▶ **WHAT IS REQUIRED**
Gather all lines with the word "this" in them.

▶ **INPUT**
%%

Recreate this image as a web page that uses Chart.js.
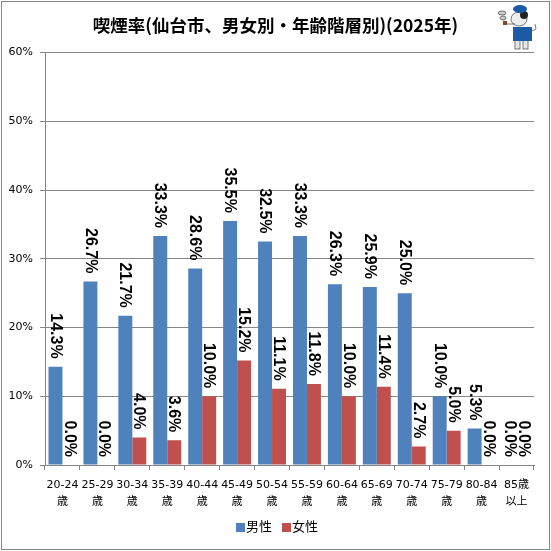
<!DOCTYPE html>
<html>
<head>
<meta charset="utf-8">
<script src="https://cdn.jsdelivr.net/npm/chart.js@4"></script>
<style>
  html, body { margin: 0; padding: 0; background: #fff; }
  canvas { display: block; }
</style>
</head>
<body>
<canvas id="myChart" width="551" height="551"></canvas>
<script>
const categories = [
  ["20-24", "歳"], ["25-29", "歳"], ["30-34", "歳"], ["35-39", "歳"], ["40-44", "歳"],
  ["45-49", "歳"], ["50-54", "歳"], ["55-59", "歳"], ["60-64", "歳"], ["65-69", "歳"],
  ["70-74", "歳"], ["75-79", "歳"], ["80-84", "歳"], ["85歳", "以上"],
];
const male = [14.3, 26.7, 21.7, 33.3, 28.6, 35.5, 32.5, 33.3, 26.3, 25.9, 25.0, 10.0, 5.3, 0.0];
const female = [0.0, 0.0, 4.0, 3.6, 10.0, 15.2, 11.1, 11.8, 10.0, 11.4, 2.7, 5.0, 0.0, 0.0];
const titleText = "喫煙率(仙台市、男女別・年齢階層別)(2025年)";

const tickFont = '"DejaVu Sans", "Noto Sans CJK JP", sans-serif';
const cjkFont = '"Noto Sans CJK JP", sans-serif';
const gray = "#868686";

// rotated value labels above each bar
const barLabels = {
  id: "barLabels",
  afterDatasetsDraw(chart) {
    const ctx = chart.ctx;
    chart.data.datasets.forEach((ds, i) => {
      chart.getDatasetMeta(i).data.forEach((bar, j) => {
        ctx.save();
        ctx.translate(bar.x - 0.5, bar.y - 8);
        ctx.rotate(Math.PI / 2);
        ctx.font = 'bold 16px "Liberation Sans", sans-serif';
        ctx.fillStyle = "#000";
        ctx.textAlign = "right";
        ctx.textBaseline = "middle";
        ctx.fillText(ds.data[j].toFixed(1) + "%", 0, 0);
        ctx.restore();
      });
    });
  },
};

// legend with the swatch tight against the text, as in the picture
const tightLegend = {
  id: "tightLegend",
  afterDraw(chart) {
    const ctx = chart.ctx;
    const startX = [236, 282];
    ctx.save();
    ctx.font = "13px " + cjkFont;
    ctx.textBaseline = "middle";
    chart.data.datasets.forEach((ds, i) => {
      ctx.fillStyle = ds.backgroundColor;
      ctx.fillRect(startX[i], 523, 9, 9);
      ctx.fillStyle = "#000";
      ctx.fillText(ds.label, startX[i] + 10, 526);
    });
    ctx.restore();
  },
};

// outer frame + the little mascot in the corner
const frame = {
  id: "frame",
  afterDraw(chart) {
    const ctx = chart.ctx;
    ctx.save();
    ctx.strokeStyle = gray;
    ctx.lineWidth = 1;
    ctx.strokeRect(1.5, 1.5, 548, 548);

    ctx.strokeStyle = "#444";
    ctx.lineWidth = 0.7;
    // smoke
    ctx.fillStyle = "#ccc";
    ctx.beginPath(); ctx.ellipse(502, 13, 4, 2, 0, 0, 7); ctx.fill(); ctx.stroke();
    ctx.beginPath(); ctx.ellipse(503, 18, 3, 2, 0, 0, 7); ctx.fill(); ctx.stroke();
    // tail and legs
    ctx.fillStyle = "#e6e6e6";
    ctx.beginPath(); ctx.moveTo(530, 32); ctx.lineTo(536, 29); ctx.lineTo(535, 24); ctx.stroke();
    ctx.fillRect(515, 40, 5, 9); ctx.strokeRect(515, 40, 5, 9);
    ctx.fillRect(523, 40, 5, 9); ctx.strokeRect(523, 40, 5, 9);
    // vest
    ctx.fillStyle = "#1c5aa6";
    ctx.fillRect(513, 27, 19, 14);
    // head
    ctx.fillStyle = "#eee";
    ctx.beginPath(); ctx.ellipse(519, 19, 8, 7, 0, 0, 7); ctx.fill(); ctx.stroke();
    ctx.fillStyle = "#222";
    ctx.beginPath(); ctx.ellipse(524, 15, 4, 4, 0, 0, 7); ctx.fill();
    // hat
    ctx.fillStyle = "#1c5aa6";
    ctx.beginPath(); ctx.ellipse(520, 9, 7, 4, 0, 0, 7); ctx.fill();
    // pipe
    ctx.fillStyle = "#8a4a20";
    ctx.fillRect(503, 21, 4, 4);
    ctx.beginPath(); ctx.moveTo(505, 24); ctx.lineTo(515, 24); ctx.stroke();
    ctx.restore();
  },
};

new Chart(document.getElementById("myChart"), {
  type: "bar",
  data: {
    labels: categories,
    datasets: [
      { label: "男性", data: male, backgroundColor: "#4f81bd", categoryPercentage: 0.8, barPercentage: 1 },
      { label: "女性", data: female, backgroundColor: "#c0504d", categoryPercentage: 0.8, barPercentage: 1 },
    ],
  },
  options: {
    responsive: false,
    animation: false,
    devicePixelRatio: 1,
    layout: { padding: { top: 0, right: 0, bottom: 43, left: 0 } },
    plugins: {
      title: {
        display: true,
        text: titleText,
        color: "#000",
        font: { family: cjkFont, size: 17.5, weight: "bold" },
        padding: { top: 15, bottom: 16.5 },
      },
      legend: { display: false },
      tooltip: { enabled: false },
    },
    scales: {
      x: {
        afterFit: (scale) => { scale.height = 43; },
        grid: { drawOnChartArea: false, color: gray, tickLength: 5 },
        border: { color: gray },
        ticks: {
          color: "#000",
          maxRotation: 0,
          minRotation: 0,
          autoSkip: false,
          font: { family: tickFont, size: 11, lineHeight: 1.6 },
          padding: 6,
        },
      },
      y: {
        afterFit: (scale) => { scale.width = 45; },
        min: 0,
        max: 60,
        grid: { color: gray, tickLength: 5 },
        border: { color: gray },
        ticks: {
          stepSize: 10,
          color: "#000",
          font: { family: tickFont, size: 11 },
          padding: 7,
          callback: (v) => v + "%",
        },
      },
      // empty axis, only keeps the gap on the right while the title stays centred on the page
      rightGap: {
        position: "right",
        afterFit: (scale) => { scale.width = 17; },
        grid: { display: false },
        border: { display: false },
        ticks: { display: false },
      },
    },
  },
  plugins: [barLabels, tightLegend, frame],
});
</script>
</body>
</html>
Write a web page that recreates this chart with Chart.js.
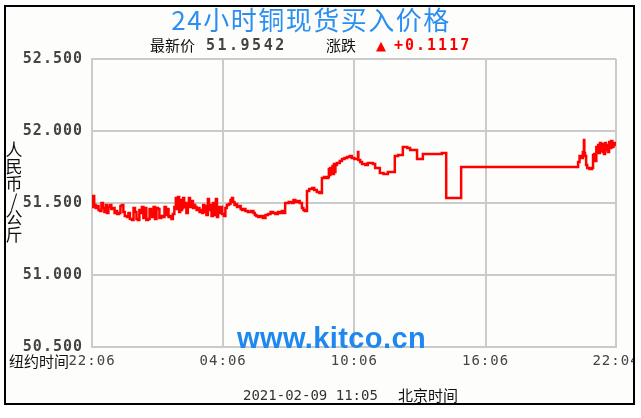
<!DOCTYPE html>
<html>
<head>
<meta charset="utf-8">
<script src="https://cdn.jsdelivr.net/npm/chart.js@4/dist/chart.umd.min.js"></script>
<style>
  body { margin: 0; background: #fff; }
  #page { position: relative; width: 641px; height: 418px; overflow: hidden; }
  #frame {
    position: absolute; left: 4px; top: 5px; width: 631px; height: 400px;
    box-sizing: border-box; border: 2px solid #000; background: #fdfdfb; overflow: hidden;
  }
  #frame canvas { position: absolute; left: -6px; top: -7px; }
  .txt { position: absolute; white-space: nowrap; }
  .cjk { font-family: "Noto Sans CJK SC", sans-serif; }
  .mono { font-family: "DejaVu Sans Mono", monospace; }
</style>
</head>
<body>
<div id="page">
  <div id="frame"><canvas id="chart" width="641" height="418"></canvas></div>

  <div class="txt cjk" style="left:0;width:622px;text-align:center;top:5px;font-size:26px;line-height:28px;color:#2a8ff0;letter-spacing:1.5px;">24小时铜现货买入价格</div>

  <div class="txt cjk" style="left:150px;top:36px;font-size:15px;line-height:18px;color:#111;">最新价</div>
  <div class="txt mono" style="left:206px;top:37px;font-size:15px;line-height:17px;font-weight:bold;color:#444;letter-spacing:2.5px;">51.9542</div>
  <div class="txt cjk" style="left:326px;top:36px;font-size:15px;line-height:18px;color:#111;">涨跌</div>
  <div class="txt" style="left:376px;top:37px;font-size:13px;line-height:17px;color:#f00;font-family:'DejaVu Sans';">▲</div>
  <div class="txt mono" style="left:394px;top:37px;font-size:15px;line-height:17px;font-weight:bold;color:#f00;letter-spacing:2px;">+0.1117</div>

  <div class="txt cjk" style="left:5px;top:140px;width:18px;font-size:17px;line-height:17px;color:#111;text-align:center;white-space:normal;">人<br>民<br>币<br>/<br>公<br>斤</div>

  <div class="txt cjk" style="left:9px;top:352px;font-size:15px;line-height:18px;color:#111;">纽约时间</div>

  <div class="txt" style="left:237px;top:323px;font-size:29px;line-height:31px;font-weight:bold;color:#1e88f0;font-family:'Liberation Sans',Arial,sans-serif;letter-spacing:0.4px;">www.kitco.cn</div>

  <div class="txt mono" style="left:243px;top:387px;font-size:14px;line-height:17px;color:#333;">2021-02-09 11:05</div>
  <div class="txt cjk" style="left:398px;top:386px;font-size:15px;line-height:18px;color:#111;">北京时间</div>
</div>

<script>
// minutes after 22:06 New York time
const minutes = [
  0, 3, 6, 10, 14, 18, 22, 26, 30, 34, 38, 41, 45, 49, 53, 58, 62, 66, 69, 74,
  78, 82, 86, 90, 96, 100, 104, 110, 114, 118, 122, 126, 130, 134, 137, 141, 145, 149, 154, 158,
  162, 165, 169, 173, 177, 181, 185, 190, 195, 199, 203, 206, 210, 214, 218, 222, 226, 230, 233, 236,
  239, 242, 245, 247, 250, 253, 255, 259, 263, 266, 269, 274, 277, 280, 283, 287, 291, 295, 299, 302,
  305, 308, 310, 314, 318, 321, 324, 328, 332, 336, 340, 343, 346, 350, 354, 357, 362, 366, 370, 375,
  380, 384, 387, 391, 395, 398, 403, 408, 412, 416, 421, 428, 436, 443, 447, 451, 456, 462, 469, 476,
  483, 490, 497, 503, 510, 515, 521, 525, 530, 540, 548, 553, 558, 565, 570, 576, 580, 584, 590, 596,
  604, 610, 617, 624, 631, 637, 643, 648, 650, 652, 654, 656, 658, 660, 662, 664, 666, 668, 672, 680,
  686, 693, 700, 707, 713, 720, 727, 730, 731, 736, 741, 750, 757, 765, 771, 777, 785, 790, 800, 812,
  822, 831, 840, 853, 865, 873, 885, 892, 900, 908, 930, 950, 960, 969, 972, 1010, 1013, 1331, 1334, 1338,
  1342, 1347, 1350, 1351, 1353, 1356, 1359, 1365, 1372, 1375, 1378, 1381, 1384, 1386, 1389, 1391, 1394, 1397, 1400, 1402,
  1405, 1408, 1410, 1413, 1416, 1419, 1422, 1425, 1428, 1431, 1435, 1438
];
const prices = [
  51.472, 51.549, 51.486, 51.465, 51.479, 51.451, 51.444, 51.500, 51.465, 51.438, 51.486, 51.431, 51.472, 51.486, 51.458, 51.465, 51.431, 51.444, 51.424, 51.431,
  51.479, 51.486, 51.438, 51.410, 51.403, 51.431, 51.389, 51.382, 51.465, 51.438, 51.389, 51.382, 51.451, 51.431, 51.472, 51.396, 51.465, 51.382, 51.389, 51.458,
  51.431, 51.403, 51.472, 51.389, 51.465, 51.458, 51.396, 51.410, 51.403, 51.472, 51.417, 51.458, 51.403, 51.410, 51.389, 51.424, 51.472, 51.535, 51.458, 51.542,
  51.438, 51.521, 51.451, 51.465, 51.535, 51.472, 51.500, 51.431, 51.479, 51.535, 51.472, 51.514, 51.465, 51.486, 51.472, 51.451, 51.465, 51.438, 51.451, 51.431,
  51.486, 51.438, 51.479, 51.417, 51.528, 51.451, 51.486, 51.410, 51.500, 51.417, 51.528, 51.403, 51.472, 51.431, 51.472, 51.424, 51.410, 51.465, 51.486, 51.493,
  51.521, 51.535, 51.507, 51.486, 51.493, 51.472, 51.479, 51.458, 51.451, 51.458, 51.444, 51.438, 51.444, 51.431, 51.417, 51.410, 51.403, 51.410, 51.396, 51.417,
  51.424, 51.438, 51.431, 51.424, 51.438, 51.431, 51.444, 51.431, 51.500, 51.507, 51.500, 51.521, 51.507, 51.514, 51.500, 51.465, 51.451, 51.444, 51.583, 51.597,
  51.604, 51.590, 51.576, 51.569, 51.674, 51.681, 51.674, 51.681, 51.736, 51.694, 51.743, 51.701, 51.722, 51.757, 51.701, 51.771, 51.715, 51.764, 51.778, 51.792,
  51.806, 51.813, 51.819, 51.826, 51.813, 51.806, 51.806, 51.854, 51.799, 51.785, 51.771, 51.764, 51.778, 51.778, 51.771, 51.743, 51.743, 51.708, 51.701, 51.715,
  51.715, 51.826, 51.833, 51.889, 51.882, 51.868, 51.868, 51.806, 51.806, 51.840, 51.840, 51.840, 51.847, 51.847, 51.535, 51.535, 51.750, 51.750, 51.785, 51.826,
  51.813, 51.854, 51.938, 51.847, 51.826, 51.764, 51.743, 51.736, 51.743, 51.833, 51.840, 51.792, 51.889, 51.854, 51.903, 51.847, 51.917, 51.861, 51.910, 51.854,
  51.840, 51.917, 51.868, 51.903, 51.854, 51.924, 51.882, 51.931, 51.889, 51.917, 51.903, 51.917
];

const tickMinutes = [0, 360, 720, 1080, 1438];
const timeLabels = ['22:06', '04:06', '10:06', '16:06', '22:04'];

const gridColor = '#cbcbcb';

const spacing = {
  id: 'spacing',
  beforeDraw(chart) {
    chart.ctx.letterSpacing = '1px';
  },
};

new Chart(document.getElementById('chart'), {
  type: 'line',
  data: {
    datasets: [{
      data: minutes.map((m, i) => ({ x: m, y: prices[i] })),
      borderColor: '#ff0000',
      borderWidth: 2.5,
      pointRadius: 0,
      stepped: true,
      fill: false,
    }],
  },
  options: {
    responsive: false,
    animation: false,
    events: [],
    layout: { padding: { left: 0, top: 59, right: 25, bottom: 0 } },
    plugins: { legend: { display: false }, tooltip: { enabled: false } },
    scales: {
      x: {
        type: 'linear',
        min: 0,
        max: 1438,
        afterBuildTicks: (s) => { s.ticks = tickMinutes.map((v) => ({ value: v })); },
        afterFit: (s) => { s.paddingLeft = 0; s.paddingRight = 0; s.height = 71; },
        ticks: {
          callback: (v, i) => timeLabels[i],
          font: { family: 'DejaVu Sans Mono', size: 14 },
          color: '#444',
          padding: 6,
          maxRotation: 0,
          autoSkip: false,
        },
        grid: { color: gridColor, lineWidth: 2, drawTicks: false },
        border: { color: gridColor, width: 2 },
      },
      y: {
        min: 50.5,
        max: 52.5,
        afterFit: (s) => { s.width = 92; s.paddingTop = 0; s.paddingBottom = 0; },
        ticks: {
          stepSize: 0.5,
          callback: (v) => v.toFixed(3),
          font: { family: 'DejaVu Sans Mono', size: 15, weight: 'bold' },
          color: '#454545',
          padding: 9,
        },
        grid: { color: gridColor, lineWidth: 2, drawTicks: false },
        border: { color: gridColor, width: 2 },
      },
    },
  },
  plugins: [spacing],
});
</script>
</body>
</html>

%%

▶ **ANSWER TO THE TASK**
Recreate this image as a web page that uses Chart.js.
Write a web page that recreates this chart with Chart.js.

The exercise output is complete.